A president’s appointments to the federal judiciary can do more long-lasting harm to the American people than just about anything else they do short of initiating global self-destruction. As a report two weeks ago by the Environmental Law Institute reiterated, President George W. Bush’s judicial appointees take a markedly different stance on environmental regulation than judges appointed by Democrats. That surprises no one, despite the common civics lesson that judges are just supposed to follow the law.
Perhaps because potential judicial appointments interest so many people, both candidates’ explanations of how they would pick judges are misleadingly simplistic. If you believe what Bush and Senator John Kerry tell us, even they think judges are just supposed to follow the law. You have to read between the lines to discover neither one really means it.
During the second presidential debate, Bush gave this confused but conventional explanation:
I would pick somebody who would not allow their personal opinion to get in the way of the law. I would pick somebody who would strictly interpret the Constitution of the United States…. I wouldn’t pick a judge who said that the Pledge of Allegiance couldn’t be said in a school because it had the words “under God” in it. I think that’s an example of a judge allowing personal opinion to enter into the decision-making process as opposed to a strict interpretation of the Constitution.
[I’m omitting here Bush’s garbled discussion of the Dred Scott decision, which ignored entirely the Constitution’s explicit allowance of slavery]
And so, I would pick people that would be strict constructionists. We’ve got plenty of lawmakers in Washington, D.C. Legislators make law; judges interpret the Constitution…. And that’s the kind of judge I’m going to put on there. No litmus test except for how they interpret the Constitution.
Bush’s account at least has the virtue of letting us know he, too, sat through civics class.
Kerry countered by saying Bush came into office declaring:
“What we need are some good conservative judges on the courts.” And he said also that his two favorite justices are Justice Scalia and Justice Thomas.
But although Kerry claimed “I don’t believe we need a good conservative judge, and I don’t believe we need a good liberal judge.
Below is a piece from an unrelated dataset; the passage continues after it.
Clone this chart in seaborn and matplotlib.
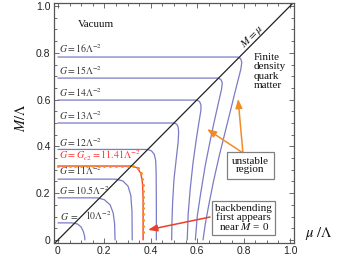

I don’t believe we need a good judge of that kind of definition on either side,” he went on to deliver what most would consider a liberal agenda:
The future of things that matter to you — in terms of civil rights, what kind of Justice Department you’ll have, whether we’ll enforce the law. Will we have equal opportunity? Will women’s rights be protected? Will we have equal pay for women, which is going backwards? Will a woman’s right to choose be protected? These are constitutional rights, and I want to make sure we have judges who interpret the Constitution of the United States according to the law.
In the third debate, after noting Bush ducked a question about whether he wants to overturn the Roe v. Wade decision guaranteeing a woman’s right to an abortion, Kerry added this:
I’m not going to appoint a judge to the Court who’s going to undo a constitutional right, whether it’s the First Amendment, or the Fifth Amendment, or some other right that’s given under our courts today — under the Constitution. And I believe that the right of choice is a constitutional right.
We’re left with two candidates both insisting they’d appoint judges who would interpret the Constitution according to law without political bias or personal opinion. Yet somehow both already know what those interpretations should be: Bush knows a law-abiding judge won’t remove “under God” from the Pledge of Allegiance, ignoring the possibility that some law-abiding judge might think Congress’s 1950s insertion of “under God” into the pledge was impermissible entanglement of state and religion. Kerry says no law-abiding judge could overturn Roe v. Wade’s constitutional precedent, ignoring the fact that Supreme Court justices often overturn precedent and minimizing the distinction between constitutional amendment and judicial ruling.
We can figure out from all this what kind of judges each would appoint, but it would be more honest for them simply to say they’ll appoint judges likely to agree with their own approach to resolving controversial issues. And that’s just as it should be.
Bush’s appreciation for Justices Scalia and Thomas helps us understand how much he really wants to bring the United States into the 19th Century. Kerry prefers the 21st, but should drop the pretense that he just wants judges who’ll interpret the law. As the former prosecutor surely knows, law is politics by other means. Many of the legal rights we have today became constitutionally protected only after pressure on legislators and judges by mass movements for social justice. Kerry should embrace that history rather than make believe it’s irrelevant.
We have further to go, regardless of who wins the election. At a time when even John Kerry voted for George Bush’s Patriot Act, whether our rights ultimately expand or disappear depends more on our own efforts than it does on theirs.